What is The Owl Factor about after all?
In my first book, The Owl Factor: Reframing your Teaching Philosophy, I discuss the thought that education – including teaching and learning – is built around the idea of exchange and resources. There are two agents, teacher and students, and they use a multitude of resources to exchange something. Resources here can be understood not simply as digital technology or infrastructure. Space and time are resources. Our voice is a resource and so is an analogy.
What is exchanged in this educational setting can be narrowed down to KNOW. When teacher and students meet, they come to KNOW something. They might know something about each other, about the content that is being shared, about the most effective ways to teach that content. But for either agent to KNOW what the other one does, they have to SHOW something. They also need resources to SHOW. We can speak, demonstrate, present, write, etc. When this exchange takes place, both teacher and students GROW in the process. They leave the classroom with something extra, a new knowledge, a new feeling, a new desire to do something.

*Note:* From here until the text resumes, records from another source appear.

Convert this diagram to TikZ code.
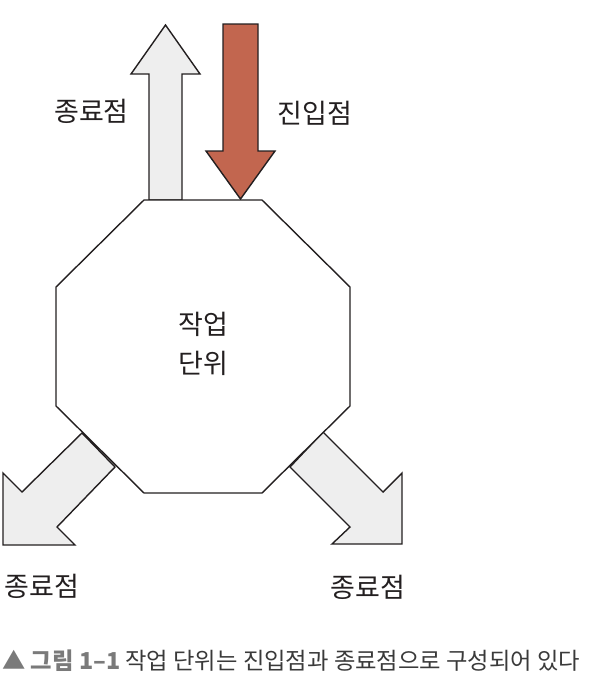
\documentclass[tikz,border=0pt]{standalone}
\usepackage{fontspec}
\setmainfont{Noto Sans CJK KR}
\usepackage{tikz}
\usetikzlibrary{positioning}

\definecolor{entryred}{HTML}{C2664F}
\definecolor{exitgray}{HTML}{EEEEEE}
\definecolor{inkdark}{HTML}{231F20}
\definecolor{capgray}{HTML}{7A7A7A}
\definecolor{captext}{HTML}{3A3A3A}

\begin{document}
\begin{tikzpicture}[x=1pt, y=-1pt,
			blockarrow/.style={draw=inkdark, line width=1.4pt, line join=miter, fill=exitgray},
			octa/.style={draw=inkdark, line width=1.4pt, line join=miter, fill=white},
			pointtext/.style={font=\fontsize{27}{39.5}\selectfont, text=inkdark, inner sep=0pt, align=center}]
			
			\useasboundingbox (0,0) rectangle (606,694);
			
			% exit (up) and entry (down) arrows
			\draw[blockarrow] (149,200) -- (149,74) -- (131,74) -- (165.5,25) -- (200,74) -- (182,74) -- (182,200) -- cycle;
			\draw[blockarrow, fill=entryred] (223,24) -- (258,24) -- (258,151) -- (275,151) -- (240.5,199) -- (206,151) -- (223,151) -- cycle;
			
			% exit arrows at the bottom
			\draw[blockarrow] (82,433) -- (22,492) -- (3,473) -- (3,545) -- (75,545) -- (57,527) -- (115,467) -- cycle;
			\draw[blockarrow] (323,432) -- (383,492) -- (402,473) -- (402,544) -- (332,544) -- (350,527) -- (290,467) -- cycle;
			
			% work unit
			\draw[octa] (144,200) -- (262,200) -- (350,287) -- (350,406) -- (262,493) -- (144,493) -- (56,406) -- (56,287) -- cycle;
			\node[pointtext] (unit) at (203,344) {작업\\단위};
			
			\node[pointtext] (exitup) at (91.5,111) {종료점};
			\node[pointtext] (entry) at (315,113) {진입점};
			\node[pointtext] (exitleft) at (42,586) {종료점};
			\node[pointtext] (exitright) at (368,587) {종료점};
			
			\node[anchor=west, inner sep=0pt, text=captext, font=\fontsize{23.3}{27}\selectfont] (caption) at (2,661)
				{{\bfseries\color{capgray}▲ 그림 1–1}\ 작업 단위는 진입점과 종료점으로 구성되어 있다};
			
		\end{tikzpicture}
\end{document}
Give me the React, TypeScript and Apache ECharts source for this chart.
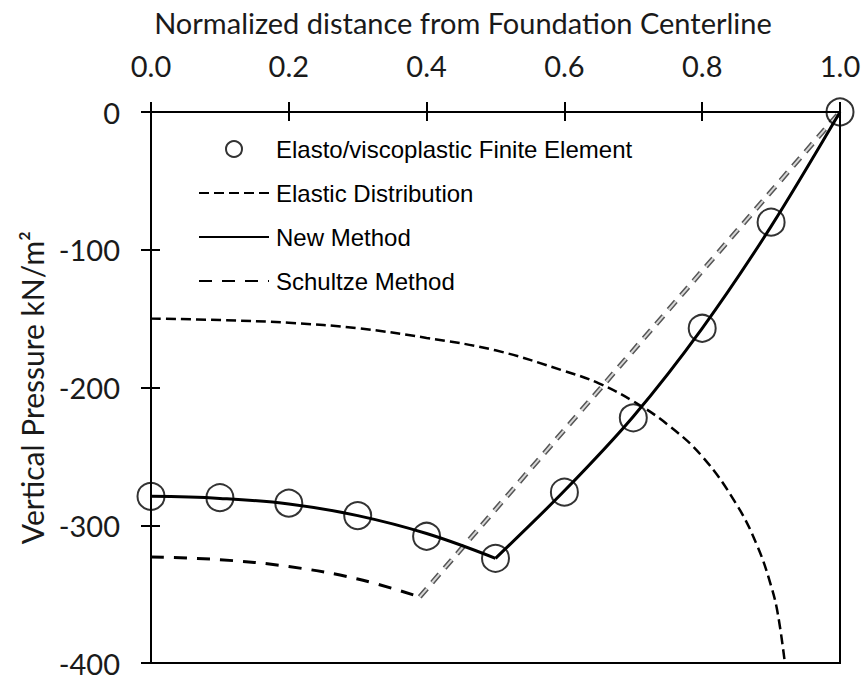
import React, { useEffect, useRef } from "react";
import * as echarts from "echarts";

const xTickValues = [0, 0.2, 0.4, 0.6, 0.8, 1.0];
const yTickValues = [0, -100, -200, -300, -400];

const feX = [0, 0.1, 0.2, 0.3, 0.4, 0.5, 0.6, 0.7, 0.8, 0.9, 1.0];
const feY = [-279, -280, -284, -293, -308, -324, -276, -222, -157, -80, 0];

const newLeftX = [0, 0.1, 0.2, 0.3, 0.4, 0.5];
const newLeftY = [-279, -280.5, -284.5, -293, -306, -324];
const newRightX = [0.5, 0.6, 0.7, 0.8, 0.9, 1.0];
const newRightY = [-324, -275, -221, -157, -83, 0];

const elasticX = [0, 0.1, 0.2, 0.3, 0.4, 0.5, 0.6, 0.65, 0.7, 0.75, 0.8, 0.85, 0.88, 0.9, 0.91, 0.92];
const elasticY = [-150, -151, -153, -157, -164, -173, -188, -197, -210, -227, -250, -285, -315, -344, -365, -400];

const schultzeX = [0, 0.1, 0.2, 0.3, 0.39];
const schultzeY = [-323, -325, -330, -339, -352];
const schultzeLinkX = [0.39, 1.0];
const schultzeLinkY = [-352, 0];

const zip = (xs: number[], ys: number[]) => xs.map((x, i) => [x, ys[i]]);

export default function App() {
  const ref = useRef<HTMLDivElement>(null);
  useEffect(() => {
    if (!ref.current) return;
    const chart = echarts.init(ref.current, undefined, { renderer: "svg" });
    const hideDot = { itemStyle: { opacity: 0 } };
    const textColor = "#1a1a1a";
    chart.setOption({
      animation: false,
      backgroundColor: "#fff",
      title: {
        text: "Normalized distance from Foundation Centerline",
        left: 458,
        top: 3,
        textAlign: "center",
        textStyle: { fontFamily: "Lato", fontSize: 29, fontWeight: "normal", color: textColor },
      },
      grid: {
        left: 151,
        right: 26,
        top: 112,
        bottom: 16,
        show: true,
        borderColor: "#000",
        borderWidth: 2,
        containLabel: false,
      },
      legend: {
        orient: "vertical",
        left: 193,
        top: 132,
        itemWidth: 70,
        itemHeight: 16,
        itemGap: 20,
        textStyle: { fontFamily: "Liberation Sans", fontSize: 24, color: "#000", padding: [0, 0, 0, 2] },
        data: [
          { name: "Elasto/viscoplastic Finite Element" },
          { name: "Elastic Distribution", ...hideDot },
          { name: "New Method", ...hideDot },
          { name: "Schultze Method", ...hideDot },
        ],
      },
      xAxis: [
        {
          type: "value",
          position: "top",
          min: 0,
          max: 1,
          interval: 0.2,
          axisLine: { lineStyle: { color: "#000", width: 2 } },
          axisTick: { inside: false, length: 10, lineStyle: { color: "#000", width: 2 } },
          axisLabel: {
            fontFamily: "Lato",
            fontSize: 29,
            color: textColor,
            margin: 32,
            formatter: (v: number) => (xTickValues.includes(Number(v.toFixed(1))) ? v.toFixed(1) : ""),
          },
          splitLine: { show: false },
        },
        {
          type: "value",
          position: "top",
          min: 0,
          max: 1,
          interval: 0.2,
          axisLine: { show: false },
          axisTick: { inside: true, length: 9, lineStyle: { color: "#000", width: 2 } },
          axisLabel: { show: false },
          splitLine: { show: false },
        },
      ],
      yAxis: [
        {
          type: "value",
          min: -400,
          max: 0,
          interval: 100,
          name: "Vertical Pressure kN/m²",
          nameLocation: "middle",
          nameGap: 104,
          nameRotate: 90,
          nameTextStyle: { fontFamily: "Lato", fontSize: 30, color: textColor },
          axisLine: { onZero: false, lineStyle: { color: "#000", width: 2 } },
          axisTick: { inside: false, length: 10, lineStyle: { color: "#000", width: 2 } },
          axisLabel: {
            fontFamily: "Lato",
            fontSize: 29,
            color: textColor,
            margin: 31,
            formatter: (v: number) => (yTickValues.includes(v) ? String(v) : ""),
          },
          splitLine: { show: false },
        },
        {
          type: "value",
          position: "left",
          min: -400,
          max: 0,
          interval: 100,
          axisLine: { show: false },
          axisTick: { inside: true, length: 9, lineStyle: { color: "#000", width: 2 } },
          axisLabel: { show: false },
          splitLine: { show: false },
        },
      ],
      series: [
        {
          name: "Elastic Distribution",
          type: "line",
          data: zip(elasticX, elasticY),
          smooth: 0.4,
          symbol: "none",
          color: "#000",
          lineStyle: { color: "#000", width: 2.5, type: [10, 5] },
        },
        {
          name: "Schultze Link",
          type: "line",
          data: zip(schultzeLinkX, schultzeLinkY),
          symbol: "none",
          lineStyle: { color: "#555", width: 5, type: [11, 8] },
          z: 2,
        },
        {
          name: "Schultze Link Inner",
          type: "line",
          data: zip(schultzeLinkX, schultzeLinkY),
          symbol: "none",
          lineStyle: { color: "#d8d8d8", width: 2, type: [11, 8] },
          z: 3,
        },
        {
          name: "Schultze Method",
          type: "line",
          data: zip(schultzeX, schultzeY),
          smooth: 0.4,
          symbol: "none",
          color: "#000",
          lineStyle: { color: "#000", width: 3, type: [13, 10] },
        },
        {
          name: "New Method",
          type: "line",
          data: zip(newLeftX, newLeftY),
          smooth: 0.4,
          symbol: "none",
          color: "#000",
          lineStyle: { color: "#000", width: 3 },
          z: 4,
        },
        {
          name: "New Method",
          type: "line",
          data: zip(newRightX, newRightY),
          smooth: 0.3,
          symbol: "none",
          color: "#000",
          lineStyle: { color: "#000", width: 3 },
          z: 4,
        },
        {
          name: "Elasto/viscoplastic Finite Element",
          type: "scatter",
          data: zip(feX, feY),
          symbol: "circle",
          symbolSize: 27,
          clip: false,
          itemStyle: { color: "transparent", borderColor: "#000", borderWidth: 2 },
          z: 5,
        },
      ],
    });
    return () => chart.dispose();
  }, []);
  return <div ref={ref} style={{ position: "absolute", left: 0, top: 0, width: 866, height: 679 }} />;
}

I got inspired by Western philosophy and storytelling and used the owl as a symbol of wisdom and dilemmas. You’ll find 5 fables throughout the book in which the owl is the main character. These fables are meant to have you reflect on the lessons we can learn from ancient wisdom. You’ll also find a section with the main elements of each stage (KNOW, SHOW, GROW) and which resources you can use to promote them. I suppose it wouldn’t be me if there was no section with some of the contributions of science. You’ll find that as well. I think it’s a thought-provoking book and certainly an interesting read. Hopefully, you’ll find it worthy of attention.

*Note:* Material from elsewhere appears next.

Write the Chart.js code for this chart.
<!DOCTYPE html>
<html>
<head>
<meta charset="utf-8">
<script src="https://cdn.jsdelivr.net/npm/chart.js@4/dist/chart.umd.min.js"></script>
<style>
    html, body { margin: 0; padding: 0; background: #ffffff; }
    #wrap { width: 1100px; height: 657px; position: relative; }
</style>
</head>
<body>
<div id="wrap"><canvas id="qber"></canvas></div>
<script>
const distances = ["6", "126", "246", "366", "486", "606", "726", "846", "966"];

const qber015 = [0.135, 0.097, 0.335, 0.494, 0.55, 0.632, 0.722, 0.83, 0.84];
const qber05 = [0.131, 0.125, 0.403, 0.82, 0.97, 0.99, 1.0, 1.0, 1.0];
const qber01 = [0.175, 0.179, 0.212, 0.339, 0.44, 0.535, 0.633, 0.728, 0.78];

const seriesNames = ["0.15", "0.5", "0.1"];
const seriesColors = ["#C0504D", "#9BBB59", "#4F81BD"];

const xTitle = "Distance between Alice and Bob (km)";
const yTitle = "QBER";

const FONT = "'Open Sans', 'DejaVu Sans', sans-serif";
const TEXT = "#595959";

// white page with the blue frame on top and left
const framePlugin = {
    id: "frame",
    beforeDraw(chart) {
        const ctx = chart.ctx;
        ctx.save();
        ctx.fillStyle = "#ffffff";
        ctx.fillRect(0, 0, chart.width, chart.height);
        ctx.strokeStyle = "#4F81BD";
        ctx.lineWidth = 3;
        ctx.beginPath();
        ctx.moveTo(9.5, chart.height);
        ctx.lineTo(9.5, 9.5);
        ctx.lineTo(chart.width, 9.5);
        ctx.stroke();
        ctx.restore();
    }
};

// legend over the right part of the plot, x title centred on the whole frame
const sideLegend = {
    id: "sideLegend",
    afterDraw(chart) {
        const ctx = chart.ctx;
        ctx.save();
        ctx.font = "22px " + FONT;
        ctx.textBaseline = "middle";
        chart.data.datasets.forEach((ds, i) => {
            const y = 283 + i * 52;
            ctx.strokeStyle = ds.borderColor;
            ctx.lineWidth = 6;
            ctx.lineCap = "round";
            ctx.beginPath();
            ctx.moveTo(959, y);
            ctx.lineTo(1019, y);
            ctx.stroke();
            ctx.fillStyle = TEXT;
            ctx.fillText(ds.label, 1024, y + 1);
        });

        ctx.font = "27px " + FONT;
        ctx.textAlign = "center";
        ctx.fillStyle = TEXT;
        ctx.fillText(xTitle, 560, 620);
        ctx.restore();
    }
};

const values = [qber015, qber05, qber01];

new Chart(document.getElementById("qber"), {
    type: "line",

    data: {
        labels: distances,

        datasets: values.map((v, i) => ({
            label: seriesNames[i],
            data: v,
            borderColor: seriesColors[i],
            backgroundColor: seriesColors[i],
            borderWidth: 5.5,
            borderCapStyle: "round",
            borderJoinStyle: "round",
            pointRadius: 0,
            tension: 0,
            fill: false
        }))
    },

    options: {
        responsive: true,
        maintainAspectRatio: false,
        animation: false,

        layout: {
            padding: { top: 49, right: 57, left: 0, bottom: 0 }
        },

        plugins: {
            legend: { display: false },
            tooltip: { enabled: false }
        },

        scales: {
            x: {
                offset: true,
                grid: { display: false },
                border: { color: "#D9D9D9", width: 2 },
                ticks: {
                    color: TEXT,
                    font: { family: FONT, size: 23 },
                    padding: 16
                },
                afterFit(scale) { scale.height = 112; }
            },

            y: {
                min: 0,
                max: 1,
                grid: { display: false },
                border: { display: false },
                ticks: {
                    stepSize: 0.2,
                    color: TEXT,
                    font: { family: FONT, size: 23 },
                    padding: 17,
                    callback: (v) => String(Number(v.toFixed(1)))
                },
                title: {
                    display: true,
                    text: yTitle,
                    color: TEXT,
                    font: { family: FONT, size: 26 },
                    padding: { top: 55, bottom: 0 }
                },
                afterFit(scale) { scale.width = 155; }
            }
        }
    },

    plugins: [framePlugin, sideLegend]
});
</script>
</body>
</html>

Here’s a section of the Foreword by Rodolfo Mattiello:
André Hedlund is known for trying to bridge the gap between classroom practices and the neuropsychological aspects of learning, as well as fighting off the so-called ‘neuromyths’. However, in ‘The Owl Factor’ he goes beyond. He doesn’t just inform us about learning from daily situations to help us review our practices and adopt more effective approaches and methods based on science. André enters the realm of logic and cleverly uses lessons from philosophy and storytelling, particularly fables and dialogues, to question the very essence of the teaching/learning enterprise.
The Owl Factor proposes a philosophical stance about learning, its purpose, knowledge exchange, methods, and growth. It questions the readers’ assumptions and helps them rethink and rebuild their own professional persona. The analogies and approach to topics such as ‘method’ and ‘knowledge’ – otherwise disconnected from schools’ reality – present in this book are finally quite relatable. Moreover, the use of visuals and real-life classroom examples facilitates and demonstrates that it is possible to update our own approaches by revisiting our practice and learning theories. Thus, ‘The Owl Factor’ is a groundbreaking book that every teacher from any subject area needs to read so that they can reframe their teaching philosophy, question their beliefs, and strive to reach more efficient learning outcomes for our students.